How to Build a Powerful Logging Platform Using Native Kibana and ClickHouse

August 27, 2024 · 11 min read

This article will introduce how to build a powerful logging platform based on native Kibana and Clickhouse.

In the rapid development of business, the need to query and analyze various types of log data has caused a sharp increase in log storage scale. Traditional ELK and log systems based on ElasticSearch subsequently encounter many challenges in cost, stability, and performance. Increasingly, companies worldwide, such as Ctrip, Kuaishou, Bilibili, Cloudflare, and Uber, are switching their storage solutions to ClickHouse, experiencing significant benefits. Our log system has also begun migrating from ElasticSearch to ClickHouse, exploring and developing a comprehensive solution that fully caters to existing users' habits for a smooth transition.

1 Background Introduction

Since migrating from ElasticSearch to ClickHouse in 2020, our company's largest log system has experienced significant enhancements in cost-efficiency and stability. During the National Day period this year, it seamlessly managed over 500 billion logs daily, while reducing expenses to merely 30% of what was previously spent on the ElasticSearch solution.

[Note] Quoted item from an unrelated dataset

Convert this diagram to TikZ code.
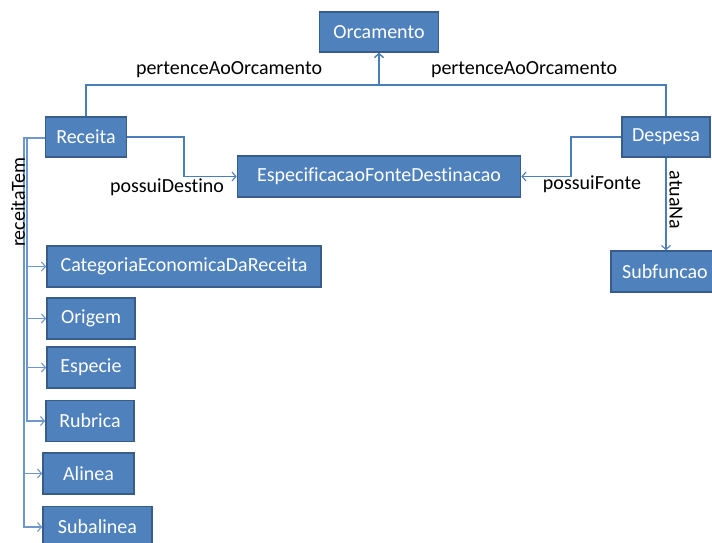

In addition to this primary log system, our company operates several other logging systems, predominantly utilizing the open-source ELK stack. However, as these systems have scaled up, we've encountered escalating costs and stability challenges. Consequently, we are planning to transition the storage foundation of all logging systems to Clickhouse.

The industry has broadly discussed and shared insights on selecting and using Clickhouse for logging scenarios. However, this article will not focus on those details. For those interested, we encourage you to conduct your own research to find more in-depth information.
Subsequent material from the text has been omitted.